**EXERCISE TASK:** Reproduce the listing below character for character; drop every image.

────────

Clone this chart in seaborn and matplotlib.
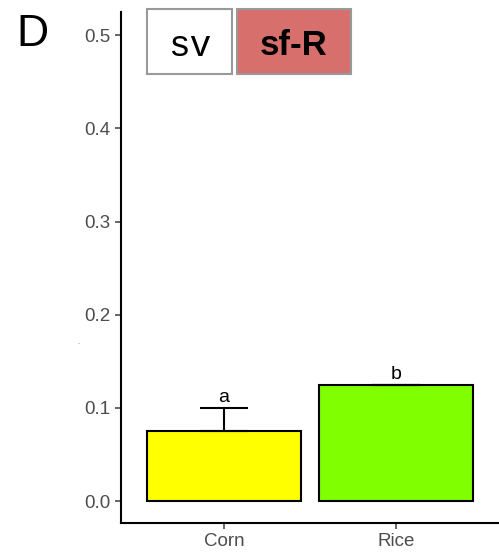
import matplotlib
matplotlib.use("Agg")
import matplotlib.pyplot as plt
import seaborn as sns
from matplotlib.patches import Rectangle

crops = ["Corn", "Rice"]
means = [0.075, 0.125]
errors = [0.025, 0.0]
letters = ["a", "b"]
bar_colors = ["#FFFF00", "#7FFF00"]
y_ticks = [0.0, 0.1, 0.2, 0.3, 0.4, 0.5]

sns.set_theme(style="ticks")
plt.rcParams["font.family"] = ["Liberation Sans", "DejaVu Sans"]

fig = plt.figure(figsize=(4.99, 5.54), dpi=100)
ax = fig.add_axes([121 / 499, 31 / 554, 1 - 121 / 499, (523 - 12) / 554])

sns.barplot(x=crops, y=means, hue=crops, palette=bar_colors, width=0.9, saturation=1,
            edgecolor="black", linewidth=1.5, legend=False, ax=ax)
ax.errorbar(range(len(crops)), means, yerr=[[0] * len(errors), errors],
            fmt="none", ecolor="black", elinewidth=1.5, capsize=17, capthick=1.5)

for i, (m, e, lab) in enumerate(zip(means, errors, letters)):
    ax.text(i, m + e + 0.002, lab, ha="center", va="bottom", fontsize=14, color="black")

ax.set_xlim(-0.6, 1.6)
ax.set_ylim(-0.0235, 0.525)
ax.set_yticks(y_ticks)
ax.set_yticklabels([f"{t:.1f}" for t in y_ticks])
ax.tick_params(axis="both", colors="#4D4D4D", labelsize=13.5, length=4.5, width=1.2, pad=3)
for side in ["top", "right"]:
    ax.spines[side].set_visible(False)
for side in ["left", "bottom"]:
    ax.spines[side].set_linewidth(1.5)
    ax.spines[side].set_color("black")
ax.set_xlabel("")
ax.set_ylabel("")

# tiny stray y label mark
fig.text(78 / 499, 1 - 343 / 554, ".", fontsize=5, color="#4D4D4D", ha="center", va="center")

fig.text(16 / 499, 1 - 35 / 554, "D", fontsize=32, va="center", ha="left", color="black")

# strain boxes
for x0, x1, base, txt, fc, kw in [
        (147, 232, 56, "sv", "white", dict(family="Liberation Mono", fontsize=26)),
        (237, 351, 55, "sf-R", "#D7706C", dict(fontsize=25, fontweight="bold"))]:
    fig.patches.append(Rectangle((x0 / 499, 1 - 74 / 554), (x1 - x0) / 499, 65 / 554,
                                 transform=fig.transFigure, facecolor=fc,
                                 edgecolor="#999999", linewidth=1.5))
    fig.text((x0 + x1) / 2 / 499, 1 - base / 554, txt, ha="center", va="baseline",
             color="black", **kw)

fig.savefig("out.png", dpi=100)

────────

**OUTPUT OF THE EXERCISE:**
Clone this chart in seaborn and matplotlib.
import matplotlib
matplotlib.use("Agg")
import matplotlib.pyplot as plt
import seaborn as sns
from matplotlib.patches import Rectangle

crops = ["Corn", "Rice"]
means = [0.075, 0.125]
errors = [0.025, 0.0]
letters = ["a", "b"]
bar_colors = ["#FFFF00", "#7FFF00"]
y_ticks = [0.0, 0.1, 0.2, 0.3, 0.4, 0.5]

sns.set_theme(style="ticks")
plt.rcParams["font.family"] = ["Liberation Sans", "DejaVu Sans"]

fig = plt.figure(figsize=(4.99, 5.54), dpi=100)
ax = fig.add_axes([121 / 499, 31 / 554, 1 - 121 / 499, (523 - 12) / 554])

sns.barplot(x=crops, y=means, hue=crops, palette=bar_colors, width=0.9, saturation=1,
            edgecolor="black", linewidth=1.5, legend=False, ax=ax)
ax.errorbar(range(len(crops)), means, yerr=[[0] * len(errors), errors],
            fmt="none", ecolor="black", elinewidth=1.5, capsize=17, capthick=1.5)

for i, (m, e, lab) in enumerate(zip(means, errors, letters)):
    ax.text(i, m + e + 0.002, lab, ha="center", va="bottom", fontsize=14, color="black")

ax.set_xlim(-0.6, 1.6)
ax.set_ylim(-0.0235, 0.525)
ax.set_yticks(y_ticks)
ax.set_yticklabels([f"{t:.1f}" for t in y_ticks])
ax.tick_params(axis="both", colors="#4D4D4D", labelsize=13.5, length=4.5, width=1.2, pad=3)
for side in ["top", "right"]:
    ax.spines[side].set_visible(False)
for side in ["left", "bottom"]:
    ax.spines[side].set_linewidth(1.5)
    ax.spines[side].set_color("black")
ax.set_xlabel("")
ax.set_ylabel("")

# tiny stray y label mark
fig.text(78 / 499, 1 - 343 / 554, ".", fontsize=5, color="#4D4D4D", ha="center", va="center")

fig.text(16 / 499, 1 - 35 / 554, "D", fontsize=32, va="center", ha="left", color="black")

# strain boxes
for x0, x1, base, txt, fc, kw in [
        (147, 232, 56, "sv", "white", dict(family="Liberation Mono", fontsize=26)),
        (237, 351, 55, "sf-R", "#D7706C", dict(fontsize=25, fontweight="bold"))]:
    fig.patches.append(Rectangle((x0 / 499, 1 - 74 / 554), (x1 - x0) / 499, 65 / 554,
                                 transform=fig.transFigure, facecolor=fc,
                                 edgecolor="#999999", linewidth=1.5))
    fig.text((x0 + x1) / 2 / 499, 1 - base / 554, txt, ha="center", va="baseline",
             color="black", **kw)

fig.savefig("out.png", dpi=100)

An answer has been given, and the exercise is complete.